One final note about dealing with pseudoscience and waste in test utilization. These are often send out tests which are sent externally to other reference laboratories. These can be easier to deal with than standard tests because you just “No, they’re not on our send out list”. They could be CLIA laboratories that actually claim their test rule in syndromes that are not as well accepted such as, emotional problems, vaccine injuries, or dysbiosis. These maybe laboratories that advertise or claim their tests rule in syndromes where there’s no specific lab test that can diagnose the disorder, such as chronic fatigue syndrome, fibromyalgia, autism, irritable bowel syndrome, or chemical sensitivity. These tests often involve huge panels of testing which cost $1000 upward. Again, many of the results comeback positive leading to other unnecessary tests being ordered and if you look in peer-reviewed literature these tests are often not referenced in publications.
In dealing with these pseudoscience tests, structural interventions are the best. Having formularies or laboratories/tests on a preapproved list are effective modalities, as well as periodic education or reminders to the practice, report cards, and requiring “real time” authorization of tests before sending them out.

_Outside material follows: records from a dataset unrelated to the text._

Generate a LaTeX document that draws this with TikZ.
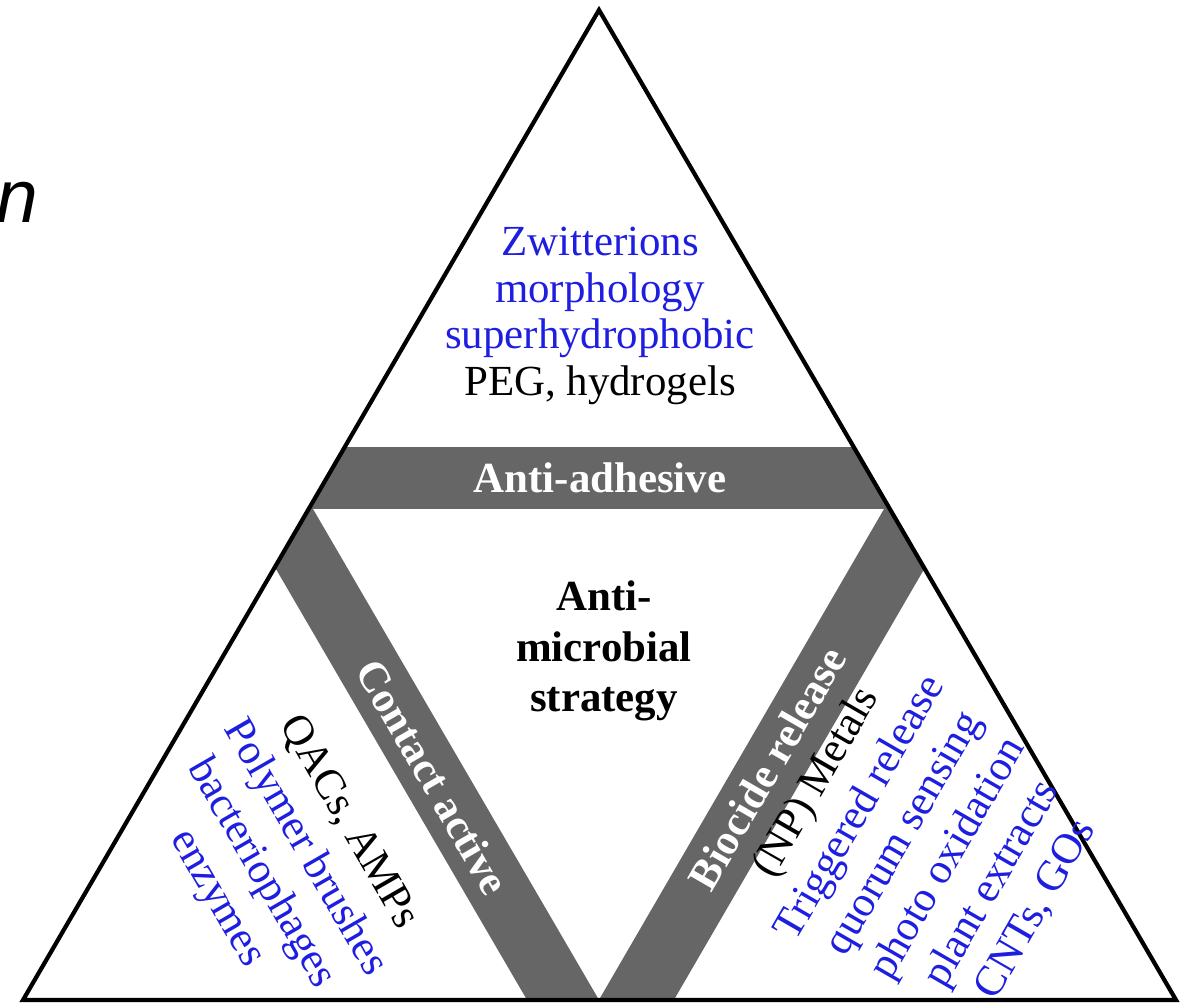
\documentclass[tikz,border=0pt]{standalone}
\usepackage{fontspec}
\setmainfont{Liberation Serif}
\newfontfamily\cutsans{Liberation Sans}
\usetikzlibrary{positioning}
\definecolor{bandgray}{RGB}{102,102,102}
\definecolor{itemblue}{RGB}{30,30,225}
\newcommand{\bl}{\color{itemblue}}

\begin{document}
\begin{tikzpicture}[x=0.01cm,y=-0.01cm,
  band/.style={fill=bandgray},
  bandlabel/.style={text=white,font=\fontsize{12.2}{14.4}\selectfont\bfseries,inner sep=0pt},
  items/.style={font=\fontsize{12.2}{14.4}\selectfont,align=center,inner sep=0pt}]
\useasboundingbox (0,0) rectangle (1183,1003);
\coordinate (apex) at (599,10);
\coordinate (lcorner) at (23,1000);
\coordinate (rcorner) at (1176,1000);
% grey bands
\begin{scope}
\clip (apex) -- (lcorner) -- (rcorner) -- cycle;
\fill[band] (0,447) rectangle (1183,509);
\fill[band] (634,1060) -- (313,509) -- (241,509) -- (562,1060) -- cycle;
\fill[band] (564,1060) -- (884,509) -- (959,509) -- (639,1060) -- cycle;
\end{scope}
\draw[line width=1.2pt,line join=miter] (apex) -- (lcorner) -- (rcorner) -- cycle;
% texts
\node[items,font=\fontsize{12.2}{13.3}\selectfont] (adhesiveitems) at (600,316) {\bl Zwitterions\\\bl morphology\\\bl superhydrophobic\\PEG, hydrogels};
\node[bandlabel] (adhesive) at (600,478) {Anti-adhesive};
\node[items,font=\fontsize{12.2}{14.4}\selectfont\bfseries] (strategy) at (604,651) {Anti-\\microbial\\strategy};
\node[bandlabel,rotate=-60] (contact) at (433,777) {Contact active};
\node[items,rotate=-60] (contactitems) at (282,861) {QACs, AMPs\\\bl Polymer brushes\\\bl bacteriophages\\\bl enzymes};
\node[bandlabel,rotate=60] (release) at (767,768) {Biocide release};
\node[items,rotate=60] (releaseitems) at (926,846) {(NP) Metals\\\bl Triggered release\\\bl quorum sensing\\\bl photo oxidation\\\bl plant extracts\\\bl CNTs, GOs};
\node[font=\cutsans\itshape\fontsize{21.3}{24}\selectfont,anchor=base west,inner sep=0pt] (cut) at (-4,222) {n};
\end{tikzpicture}
\end{document}
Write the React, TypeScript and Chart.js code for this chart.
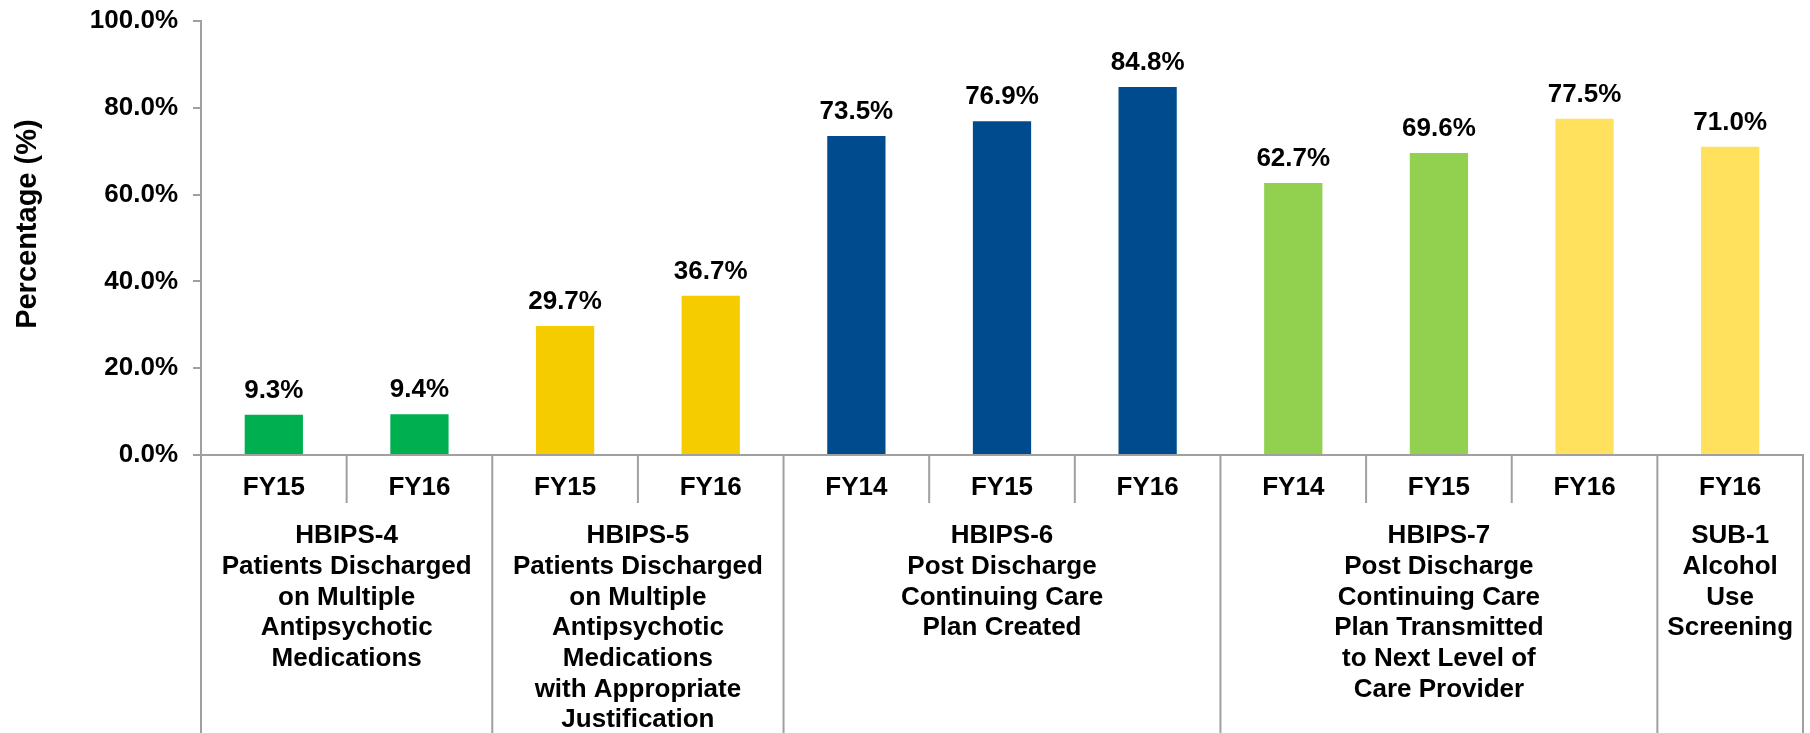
import React, { useEffect, useRef } from 'react';
import { Chart, registerables } from 'chart.js';
Chart.register(...registerables);

const FONT = "Arial, 'Liberation Sans', sans-serif";

const categories = ['FY15', 'FY16', 'FY15', 'FY16', 'FY14', 'FY15', 'FY16', 'FY14', 'FY15', 'FY16', 'FY16'];
const values = [9.3, 9.4, 29.7, 36.7, 73.5, 76.9, 84.8, 62.7, 69.6, 77.5, 71.0];
const barColors = ['#00B050', '#00B050', '#F5CC00', '#F5CC00', '#004B8D', '#004B8D', '#004B8D', '#92D050', '#92D050', '#FFE15E', '#FFE15E'];
const groupSpans = [[0, 1], [2, 3], [4, 6], [7, 9], [10, 10]];
const groupLabels = [
  ['HBIPS-4', 'Patients Discharged', 'on Multiple', 'Antipsychotic', 'Medications'],
  ['HBIPS-5', 'Patients Discharged', 'on Multiple', 'Antipsychotic', 'Medications', 'with Appropriate', 'Justification'],
  ['HBIPS-6', 'Post Discharge', 'Continuing Care', 'Plan Created'],
  ['HBIPS-7', 'Post Discharge', 'Continuing Care', 'Plan Transmitted', 'to Next Level of', 'Care Provider'],
  ['SUB-1', 'Alcohol', 'Use', 'Screening'],
];
const yTitle = 'Percentage (%)';

const groupAxisPlugin = {
  id: 'groupAxis',
  afterDraw(chart: any) {
    const { ctx, chartArea, scales } = chart;
    const x = scales.x;
    const bottom = chart.height;
    const half = (x.getPixelForValue(1) - x.getPixelForValue(0)) / 2;
    const starts = new Set(groupSpans.map((g) => g[0]));
    ctx.save();
    ctx.strokeStyle = '#A0A0A0';
    ctx.lineWidth = 2;
    for (let i = 0; i <= categories.length; i++) {
      const xb = i < categories.length ? x.getPixelForValue(i) - half : x.getPixelForValue(i - 1) + half;
      const full = i === 0 || i === categories.length || starts.has(i);
      ctx.beginPath();
      ctx.moveTo(xb, chartArea.bottom);
      ctx.lineTo(xb, full ? bottom : chartArea.bottom + 48);
      ctx.stroke();
    }
    ctx.fillStyle = '#000';
    ctx.font = `bold 26px ${FONT}`;
    ctx.textAlign = 'center';
    ctx.textBaseline = 'middle';
    categories.forEach((c, i) => ctx.fillText(c, x.getPixelForValue(i), chartArea.bottom + 33));
    groupSpans.forEach(([a, b], gi) => {
      const cx = (x.getPixelForValue(a) + x.getPixelForValue(b)) / 2;
      groupLabels[gi].forEach((line, li) => ctx.fillText(line, cx, chartArea.bottom + 81 + li * 30.7));
    });
    const meta = chart.getDatasetMeta(0);
    ctx.textBaseline = 'alphabetic';
    meta.data.forEach((bar: any, i: number) => ctx.fillText(values[i].toFixed(1) + '%', bar.x, bar.y - 17));
    // y-axis title
    ctx.font = `bold 29px ${FONT}`;
    ctx.textBaseline = 'middle';
    ctx.translate(28, chartArea.top + (chartArea.bottom - chartArea.top) * 0.468);
    ctx.rotate(-Math.PI / 2);
    ctx.fillText(yTitle, 0, 0);
    ctx.restore();
  },
};

export default function App() {
  const ref = useRef<HTMLCanvasElement>(null);
  useEffect(() => {
    if (!ref.current) return;
    const chart = new Chart(ref.current, {
      type: 'bar',
      data: {
        labels: categories,
        datasets: [
          {
            data: values,
            backgroundColor: barColors,
            barPercentage: 0.4,
            categoryPercentage: 1.0,
          },
        ],
      },
      options: {
        animation: false,
        responsive: true,
        maintainAspectRatio: false,
        layout: { padding: { top: 21, right: 7, left: 0, bottom: 0 } },
        plugins: { legend: { display: false }, tooltip: { enabled: false } },
        scales: {
          x: {
            grid: { display: false },
            border: { display: true, color: '#A0A0A0', width: 2 },
            ticks: { display: false },
            afterFit(s: any) {
              s.height = 278;
              s.paddingLeft = 0;
              s.paddingRight = 0;
            },
          },
          y: {
            min: 0,
            max: 100,
            ticks: {
              stepSize: 20,
              callback: (v: any) => Number(v).toFixed(1) + '%',
              font: { size: 26, weight: 'bold', family: FONT },
              color: '#000',
              padding: 15,
            },
            grid: { drawOnChartArea: false, drawTicks: true, tickLength: 8, color: '#A0A0A0', lineWidth: 2 },
            border: { display: true, color: '#A0A0A0', width: 2 },
            title: { display: false, text: yTitle },
            afterFit(s: any) {
              s.width = 201;
              s.paddingTop = 12;
              s.paddingBottom = 12;
            },
          },
        },
      },
      plugins: [groupAxisPlugin],
    });
    return () => chart.destroy();
  }, []);
  return (
    <div style={{ position: 'fixed', left: 0, top: 0, width: 1810, height: 733, background: '#fff' }}>
      <canvas ref={ref} />
    </div>
  );
}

In conclusion, chemistry tests are highly embedded within a majority of clinical practices and can often be more difficult to get a hold on when attempting to control test utilization. It may be optimal to first focus on things like immunoassays which have expensive reagents and tests which have manual handling or special processing steps like both RBC folate and ESR. Finally, formularies are a very effective modality for eliminating or reducing assays and laboratories which are questionable, often expensive, and those which have limited to no clinical utility. Finally, it is critical for us to always remember that evidence-based medicine should be complemented by evidence-based implementation.
Finally, I would like to acknowledge my colleagues within the Mayo Clinic Department of Laboratory Medicine and Pathology, many who were involved in the specific test utilization projects I mentioned.
Thank you for the opportunity to speak to you today and hopefully I have been able to discuss some specific examples related to laboratory test utilization in the clinical chemistry laboratory. In part 3 of this series, Dr. Bobbi Pritt will continue this discussion and will focus on the role of test algorithms in laboratory test utilization.